PS:  I am not a lawyer, but I employ lawyers.  Why, some of my best friends are lawyers!


Date: Thu, 30 Dec 1999 12:43:56 -0500
From: "Stephen T. Middlebrook" <Stephen.Middlebrook@FMS.TREAS.GOV>
Subject: Re: DVD encryption
To: CYBERIA-L@LISTSERV.AOL.COM

I finally read the complaint.  In my opinion, it's really poorly written.  Some questions for those of you who are more learned on the law in this area.

(1)  Where's the assertion that the California court has jurisdiction over these defendants?  I seem to remember California's long arm statute being coextensive with the due process clause.  Even then, there's nothing in the complaint that asserts the defendants have sufficient contacts with California to support personal jurisidiction.

(2) Where's the assertion that the California court has jurisdiction over these causes of action?  There's some mumbo-jumbo about how the effect of the defendants' bad acts will be felt in California where the motion picture industry is centered.  But there's no assertion that any of the actions of piracy or reverse engineering or publication took place in California. I wonder if the Xing license has a forum provision??

(3) I'm confused about the various licenses that are alleged to have been abridged.  Paragraph 47 says that the DeCSS program was reverse engineered from the Xing software, in violation of the license between Xing and its users.  What does that have to do with the CSS licences discussed in Paragraphs 34-39?  Isn't all they need to assert is that the defendants don't have a valid license? Is the other stuff just to show that the DVD CCA has taken steps to protect their trade secret?

(4) The complaint seems to skirt the issue of the difference between source code and working object code.  I'm assuming that the source code on its face could misappropriate a trade secret.  But all the harms to the motion picture industry seem to flow from people pirating DVDs.  There's no assertion that the source has ever been compiled, that it works, that DVDs have been pirated using it, etc. etc.  There is something about the CSS providing for liquidated damages of $1M for a violation.  What's the source of their damages?

(5) By mentioning Defendant Johansen first (in paragraph 45) before any of the other defendants, the complaint suggests that he is the source of the program, not somebody in the United States.  The program "first appeared" in the United States on the same date on Pavolich's web site.  What does "first appeared" mean.  Did Pavolich post the source code or a link?  Who do they think wrote the damn program?  Come on guys, you have to tell a coherent story.

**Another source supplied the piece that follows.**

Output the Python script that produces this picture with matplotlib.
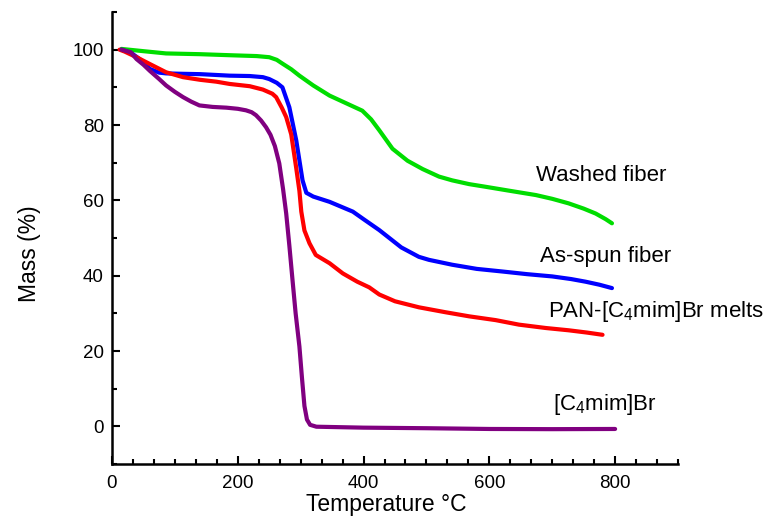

(6) The complaint alleges that the DeCSS program appropriates trade secrets. There is no assertion that a web page providing a copy of the program misappropriates trade secrets.  There is no asertion that a web page linking to another web page providing a copy of the program misappropriates trade secrets. No one is said to have been the author of the program.  At least one person is said to have published the source code.  The other people either published the code or provided a link -- who did what is never really clear.  Taken as a whole, is there actually an assertion that the defendants misppropriated trade secrets?